An Odisha test for Congress

All eyes are on the BJD and BJP as the bypoll to the Bijepur Assembly constituency in Odisha’s Bargarh district draws closer.

All eyes are on the BJD and BJP as the bypoll to the Bijepur Assembly constituency in Odisha’s Bargarh district draws closer. For the ruling BJD, it is a matter of prestige. The regional outfit, despite going from strength to strength in the past elections, has not been able to wrest back the seat after 2000. With the BJP breathing down its neck and the next general elections not far away, the BJD clearly has more than an Assembly seat at stake. On the other hand, for the BJP which has shown signs of resurgence and been making a great deal of noise about its Mission 120 for the 2019 Assembly polls, Bijepur presents an opportunity to prove that its claims are not just rhetoric.

However, if the bypoll holds serious significance to any party, it is to the Congress. This is not just because the constituency was a Congress bastion. Before passing away in last August, Congress’ Subal Sahu was an unmovable object at Bijepur. In 2014, when the BJD landed a historic mandate by securing 117 seats in the 147-member Assembly, Sahu managed to defeat ruling party heavyweight Prasanna Acharya, although by a slender margin of 458 votes.

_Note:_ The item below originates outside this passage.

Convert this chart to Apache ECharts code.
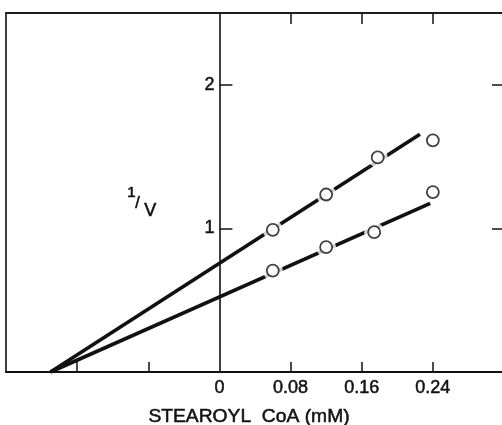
<!DOCTYPE html>
<html><head><meta charset="utf-8">
<script src="https://cdn.jsdelivr.net/npm/echarts@6/dist/echarts.min.js"></script>
<style>html,body{margin:0;padding:0;background:#fff}#c{width:502px;height:425px}</style>
</head><body><div id="c"></div>
<script>
// Data
const upperX = [0.06, 0.12, 0.178, 0.24];
const upperY = [0.99, 1.236, 1.494, 1.613];
const lowerX = [0.06, 0.12, 0.174, 0.24];
const lowerY = [0.706, 0.869, 0.974, 1.253];
const upperFitX = [-0.19, 0.2255];
const upperFitY = [0, 1.655];
const lowerFitX = [-0.19, 0.237];
const lowerFitY = [0, 1.175];
const xTickLabels = [0, 0.08, 0.16, 0.24];
const xTicksBottom = [-0.16, -0.08, 0.08, 0.16, 0.24];
const xTicksTop = [0.08, 0.16, 0.24];
const yTickValues = [1, 2];

const ink = '#111';
const font = 'Liberation Sans';
const zip = (xs, ys) => xs.map((x, i) => [x, ys[i]]);

const X_MIN = -0.24, X_MAX = 0.32;
const G_LEFT = 6, G_RIGHT = -2;
const G_W = 502 - G_LEFT - G_RIGHT;
const zeroOffset = -((0 - X_MIN) / (X_MAX - X_MIN)) * G_W;

const labelStyle = {color: ink, fontFamily: font, fontSize: 18, textBorderColor: ink, textBorderWidth: 0.5};

const chart = echarts.init(document.getElementById('c'), null, {renderer: 'canvas'});
chart.setOption({
  animation: false,
  backgroundColor: '#fff',
  grid: {left: G_LEFT, right: G_RIGHT, top: 13, bottom: 53, containLabel: false, outerBoundsMode: 'none',
         show: true, borderColor: ink, borderWidth: 1.6, backgroundColor: 'transparent'},
  xAxis: [
    {type: 'value', position: 'bottom', min: X_MIN, max: X_MAX, interval: 0.08,
     axisLine: {show: true, onZero: false, lineStyle: {color: ink, width: 2}},
     axisTick: {show: true, inside: true, length: 10, customValues: xTicksBottom, lineStyle: {color: ink, width: 1.5}},
     axisLabel: Object.assign({show: true, customValues: xTickLabels, margin: 7}, labelStyle),
     splitLine: {show: false}},
    {type: 'value', position: 'top', min: X_MIN, max: X_MAX, interval: 0.08,
     axisLine: {show: true, onZero: false, lineStyle: {color: ink, width: 1.6}},
     axisTick: {show: true, inside: true, length: 11, customValues: xTicksTop, lineStyle: {color: ink, width: 1.5}},
     axisLabel: {show: false}, splitLine: {show: false}}
  ],
  yAxis: [
    {type: 'value', position: 'left', offset: zeroOffset, min: 0, max: 2.5, interval: 1,
     axisLine: {show: true, onZero: false, lineStyle: {color: ink, width: 1.6}},
     axisTick: {show: true, inside: true, length: 13, customValues: yTickValues, lineStyle: {color: ink, width: 1.5}},
     axisLabel: Object.assign({show: true, margin: 5, customValues: yTickValues}, labelStyle),
     splitLine: {show: false}},
    {type: 'value', position: 'right', min: 0, max: 2.5, interval: 1,
     axisLine: {show: false, onZero: false},
     axisTick: {show: true, inside: true, length: 12, customValues: yTickValues, lineStyle: {color: ink, width: 1.5}},
     axisLabel: {show: false}, splitLine: {show: false}}
  ],
  series: [
    {type: 'line', data: zip(upperFitX, upperFitY), showSymbol: false, symbol: 'none', z: 2,
     lineStyle: {color: ink, width: 3.6}},
    {type: 'line', data: zip(lowerFitX, lowerFitY), showSymbol: false, symbol: 'none', z: 2,
     lineStyle: {color: ink, width: 3.6}},
    {type: 'scatter', data: zip(upperX, upperY), symbol: 'circle', symbolSize: 20, z: 3,
     itemStyle: {color: '#fff', borderWidth: 0}, silent: true},
    {type: 'scatter', data: zip(lowerX, lowerY), symbol: 'circle', symbolSize: 20, z: 3,
     itemStyle: {color: '#fff', borderWidth: 0}, silent: true},
    {type: 'scatter', data: zip(upperX, upperY), symbol: 'circle', symbolSize: 12, z: 4,
     itemStyle: {color: '#fff', borderColor: ink, borderWidth: 1.8}},
    {type: 'scatter', data: zip(lowerX, lowerY), symbol: 'circle', symbolSize: 12, z: 4,
     itemStyle: {color: '#fff', borderColor: ink, borderWidth: 1.8}}
  ],
  graphic: [
    {type: 'text', left: 127, top: 185, style: {text: '1', fill: ink, stroke: ink, lineWidth: 0.6, font: '15px "Liberation Sans"'}},
    {type: 'text', left: 135, top: 195, style: {text: '/', fill: ink, stroke: ink, lineWidth: 0.6, font: '16px "Liberation Sans"'}},
    {type: 'text', left: 144, top: 202, style: {text: 'V', fill: ink, stroke: ink, lineWidth: 0.6, font: '18px "Liberation Sans"'}},
    {type: 'text', x: 249, y: 417, scaleX: 1.07, style: {text: 'STEAROYL  CoA (mM)', fill: ink, stroke: ink, lineWidth: 0.5, font: '18px "Liberation Sans"', align: 'center', verticalAlign: 'middle'}}
  ]
});
</script></body></html>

For a party riddled with chronic infighting and pushed to the third spot in the 2017 panchayat elections, this would be a chance to regroup.

Its fortunes improved in the Gujarat Assembly elections and after the clean sweep in the recent bypolls in Rajasthan, the party stands bolstered.

The Congress leadership clearly senses it has a chance to build on the resentment brewing slowly against the NDA government. If it has to make a fight for 2019, the party has to focus on Odisha, where it has squandered its stronghold to the BJD in the last two decades. And Bijepur could be the starting point. The BJD has already stolen a march by poaching Sahu’s widow to pocket voters’ sympathy while the BJP has fielded a former BJD MLA. But if the Odisha Congress can rise above factionalism and throw its weight behind its candidate Pranaya Sahu, a new face, it certainly can make a difference.